§ What to work on
Reproduce the data exactly and drop any pictures it holds.

§ Data extract
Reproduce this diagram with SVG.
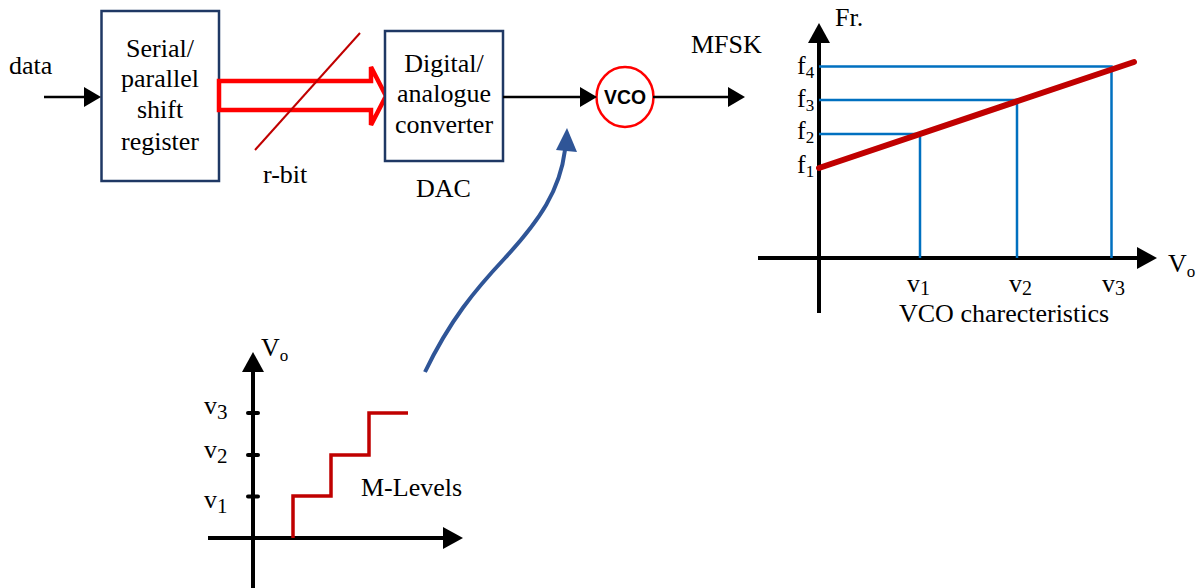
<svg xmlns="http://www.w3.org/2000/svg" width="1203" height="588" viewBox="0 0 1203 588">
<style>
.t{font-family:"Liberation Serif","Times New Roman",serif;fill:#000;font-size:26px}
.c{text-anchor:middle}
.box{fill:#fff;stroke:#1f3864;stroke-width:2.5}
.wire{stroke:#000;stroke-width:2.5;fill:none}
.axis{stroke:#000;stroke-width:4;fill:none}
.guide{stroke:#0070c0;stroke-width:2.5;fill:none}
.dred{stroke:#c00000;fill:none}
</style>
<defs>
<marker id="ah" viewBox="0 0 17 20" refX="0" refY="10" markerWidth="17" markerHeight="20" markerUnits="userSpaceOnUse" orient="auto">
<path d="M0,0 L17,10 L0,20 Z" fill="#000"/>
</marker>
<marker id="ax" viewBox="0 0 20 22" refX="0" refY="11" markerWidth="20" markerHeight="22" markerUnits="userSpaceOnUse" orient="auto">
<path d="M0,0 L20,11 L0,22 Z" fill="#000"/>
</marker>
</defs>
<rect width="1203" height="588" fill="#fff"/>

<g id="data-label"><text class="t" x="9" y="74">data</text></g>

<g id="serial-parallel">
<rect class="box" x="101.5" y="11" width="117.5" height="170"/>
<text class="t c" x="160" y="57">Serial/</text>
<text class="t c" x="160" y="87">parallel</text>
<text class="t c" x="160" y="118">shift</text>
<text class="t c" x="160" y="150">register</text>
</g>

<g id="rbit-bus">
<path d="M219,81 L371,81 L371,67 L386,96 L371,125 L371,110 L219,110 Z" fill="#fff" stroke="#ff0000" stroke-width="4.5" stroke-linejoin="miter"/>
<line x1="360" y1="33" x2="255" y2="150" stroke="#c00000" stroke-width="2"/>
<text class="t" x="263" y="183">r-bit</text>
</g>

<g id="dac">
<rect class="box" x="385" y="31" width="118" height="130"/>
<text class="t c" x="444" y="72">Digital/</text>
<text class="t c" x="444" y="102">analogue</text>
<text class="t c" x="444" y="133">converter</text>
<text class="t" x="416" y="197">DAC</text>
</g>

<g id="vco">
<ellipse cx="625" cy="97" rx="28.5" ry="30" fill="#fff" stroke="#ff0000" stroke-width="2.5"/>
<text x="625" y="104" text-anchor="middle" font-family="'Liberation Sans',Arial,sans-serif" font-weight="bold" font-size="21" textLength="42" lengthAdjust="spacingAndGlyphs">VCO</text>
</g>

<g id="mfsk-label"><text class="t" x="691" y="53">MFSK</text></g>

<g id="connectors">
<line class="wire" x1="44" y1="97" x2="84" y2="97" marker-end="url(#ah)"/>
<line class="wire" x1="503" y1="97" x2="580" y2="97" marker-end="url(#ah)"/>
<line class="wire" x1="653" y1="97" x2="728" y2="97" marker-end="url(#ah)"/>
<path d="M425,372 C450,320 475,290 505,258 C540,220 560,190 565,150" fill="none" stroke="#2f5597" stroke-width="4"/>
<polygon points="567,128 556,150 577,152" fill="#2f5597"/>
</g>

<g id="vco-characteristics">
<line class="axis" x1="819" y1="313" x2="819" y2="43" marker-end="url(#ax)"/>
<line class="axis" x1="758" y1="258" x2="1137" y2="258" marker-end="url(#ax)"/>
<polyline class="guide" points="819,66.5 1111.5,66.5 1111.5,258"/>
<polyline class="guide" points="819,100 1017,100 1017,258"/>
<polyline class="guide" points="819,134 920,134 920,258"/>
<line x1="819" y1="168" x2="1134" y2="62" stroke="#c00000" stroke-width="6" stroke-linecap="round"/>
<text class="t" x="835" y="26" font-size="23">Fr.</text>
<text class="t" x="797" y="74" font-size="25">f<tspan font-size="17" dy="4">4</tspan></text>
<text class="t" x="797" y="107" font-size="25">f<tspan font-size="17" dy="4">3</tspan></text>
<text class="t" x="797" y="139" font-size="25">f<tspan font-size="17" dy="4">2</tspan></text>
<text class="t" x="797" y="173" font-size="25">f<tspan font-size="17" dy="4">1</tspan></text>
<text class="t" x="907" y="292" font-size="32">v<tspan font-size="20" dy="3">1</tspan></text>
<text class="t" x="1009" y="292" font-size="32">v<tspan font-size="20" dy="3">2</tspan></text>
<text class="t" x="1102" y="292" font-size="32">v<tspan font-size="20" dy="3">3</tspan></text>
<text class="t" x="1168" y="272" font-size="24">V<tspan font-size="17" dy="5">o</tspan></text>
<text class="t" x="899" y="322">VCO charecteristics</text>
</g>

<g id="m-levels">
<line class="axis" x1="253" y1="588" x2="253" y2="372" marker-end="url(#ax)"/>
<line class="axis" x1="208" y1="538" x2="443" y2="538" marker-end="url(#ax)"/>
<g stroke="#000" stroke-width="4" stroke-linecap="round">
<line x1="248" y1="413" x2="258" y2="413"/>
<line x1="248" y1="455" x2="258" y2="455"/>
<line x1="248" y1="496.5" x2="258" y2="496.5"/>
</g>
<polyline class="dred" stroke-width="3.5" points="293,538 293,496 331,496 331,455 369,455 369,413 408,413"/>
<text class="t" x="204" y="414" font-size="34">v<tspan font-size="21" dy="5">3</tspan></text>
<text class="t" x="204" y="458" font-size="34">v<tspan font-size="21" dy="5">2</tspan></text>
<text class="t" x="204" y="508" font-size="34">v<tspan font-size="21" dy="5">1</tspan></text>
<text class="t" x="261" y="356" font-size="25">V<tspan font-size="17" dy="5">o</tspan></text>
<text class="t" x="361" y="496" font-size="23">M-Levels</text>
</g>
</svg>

§ Result
Reproduce this diagram with SVG.
<svg xmlns="http://www.w3.org/2000/svg" width="1203" height="588" viewBox="0 0 1203 588">
<style>
.t{font-family:"Liberation Serif","Times New Roman",serif;fill:#000;font-size:26px}
.c{text-anchor:middle}
.box{fill:#fff;stroke:#1f3864;stroke-width:2.5}
.wire{stroke:#000;stroke-width:2.5;fill:none}
.axis{stroke:#000;stroke-width:4;fill:none}
.guide{stroke:#0070c0;stroke-width:2.5;fill:none}
.dred{stroke:#c00000;fill:none}
</style>
<defs>
<marker id="ah" viewBox="0 0 17 20" refX="0" refY="10" markerWidth="17" markerHeight="20" markerUnits="userSpaceOnUse" orient="auto">
<path d="M0,0 L17,10 L0,20 Z" fill="#000"/>
</marker>
<marker id="ax" viewBox="0 0 20 22" refX="0" refY="11" markerWidth="20" markerHeight="22" markerUnits="userSpaceOnUse" orient="auto">
<path d="M0,0 L20,11 L0,22 Z" fill="#000"/>
</marker>
</defs>
<rect width="1203" height="588" fill="#fff"/>

<g id="data-label"><text class="t" x="9" y="74">data</text></g>

<g id="serial-parallel">
<rect class="box" x="101.5" y="11" width="117.5" height="170"/>
<text class="t c" x="160" y="57">Serial/</text>
<text class="t c" x="160" y="87">parallel</text>
<text class="t c" x="160" y="118">shift</text>
<text class="t c" x="160" y="150">register</text>
</g>

<g id="rbit-bus">
<path d="M219,81 L371,81 L371,67 L386,96 L371,125 L371,110 L219,110 Z" fill="#fff" stroke="#ff0000" stroke-width="4.5" stroke-linejoin="miter"/>
<line x1="360" y1="33" x2="255" y2="150" stroke="#c00000" stroke-width="2"/>
<text class="t" x="263" y="183">r-bit</text>
</g>

<g id="dac">
<rect class="box" x="385" y="31" width="118" height="130"/>
<text class="t c" x="444" y="72">Digital/</text>
<text class="t c" x="444" y="102">analogue</text>
<text class="t c" x="444" y="133">converter</text>
<text class="t" x="416" y="197">DAC</text>
</g>

<g id="vco">
<ellipse cx="625" cy="97" rx="28.5" ry="30" fill="#fff" stroke="#ff0000" stroke-width="2.5"/>
<text x="625" y="104" text-anchor="middle" font-family="'Liberation Sans',Arial,sans-serif" font-weight="bold" font-size="21" textLength="42" lengthAdjust="spacingAndGlyphs">VCO</text>
</g>

<g id="mfsk-label"><text class="t" x="691" y="53">MFSK</text></g>

<g id="connectors">
<line class="wire" x1="44" y1="97" x2="84" y2="97" marker-end="url(#ah)"/>
<line class="wire" x1="503" y1="97" x2="580" y2="97" marker-end="url(#ah)"/>
<line class="wire" x1="653" y1="97" x2="728" y2="97" marker-end="url(#ah)"/>
<path d="M425,372 C450,320 475,290 505,258 C540,220 560,190 565,150" fill="none" stroke="#2f5597" stroke-width="4"/>
<polygon points="567,128 556,150 577,152" fill="#2f5597"/>
</g>

<g id="vco-characteristics">
<line class="axis" x1="819" y1="313" x2="819" y2="43" marker-end="url(#ax)"/>
<line class="axis" x1="758" y1="258" x2="1137" y2="258" marker-end="url(#ax)"/>
<polyline class="guide" points="819,66.5 1111.5,66.5 1111.5,258"/>
<polyline class="guide" points="819,100 1017,100 1017,258"/>
<polyline class="guide" points="819,134 920,134 920,258"/>
<line x1="819" y1="168" x2="1134" y2="62" stroke="#c00000" stroke-width="6" stroke-linecap="round"/>
<text class="t" x="835" y="26" font-size="23">Fr.</text>
<text class="t" x="797" y="74" font-size="25">f<tspan font-size="17" dy="4">4</tspan></text>
<text class="t" x="797" y="107" font-size="25">f<tspan font-size="17" dy="4">3</tspan></text>
<text class="t" x="797" y="139" font-size="25">f<tspan font-size="17" dy="4">2</tspan></text>
<text class="t" x="797" y="173" font-size="25">f<tspan font-size="17" dy="4">1</tspan></text>
<text class="t" x="907" y="292" font-size="32">v<tspan font-size="20" dy="3">1</tspan></text>
<text class="t" x="1009" y="292" font-size="32">v<tspan font-size="20" dy="3">2</tspan></text>
<text class="t" x="1102" y="292" font-size="32">v<tspan font-size="20" dy="3">3</tspan></text>
<text class="t" x="1168" y="272" font-size="24">V<tspan font-size="17" dy="5">o</tspan></text>
<text class="t" x="899" y="322">VCO charecteristics</text>
</g>

<g id="m-levels">
<line class="axis" x1="253" y1="588" x2="253" y2="372" marker-end="url(#ax)"/>
<line class="axis" x1="208" y1="538" x2="443" y2="538" marker-end="url(#ax)"/>
<g stroke="#000" stroke-width="4" stroke-linecap="round">
<line x1="248" y1="413" x2="258" y2="413"/>
<line x1="248" y1="455" x2="258" y2="455"/>
<line x1="248" y1="496.5" x2="258" y2="496.5"/>
</g>
<polyline class="dred" stroke-width="3.5" points="293,538 293,496 331,496 331,455 369,455 369,413 408,413"/>
<text class="t" x="204" y="414" font-size="34">v<tspan font-size="21" dy="5">3</tspan></text>
<text class="t" x="204" y="458" font-size="34">v<tspan font-size="21" dy="5">2</tspan></text>
<text class="t" x="204" y="508" font-size="34">v<tspan font-size="21" dy="5">1</tspan></text>
<text class="t" x="261" y="356" font-size="25">V<tspan font-size="17" dy="5">o</tspan></text>
<text class="t" x="361" y="496" font-size="23">M-Levels</text>
</g>
</svg>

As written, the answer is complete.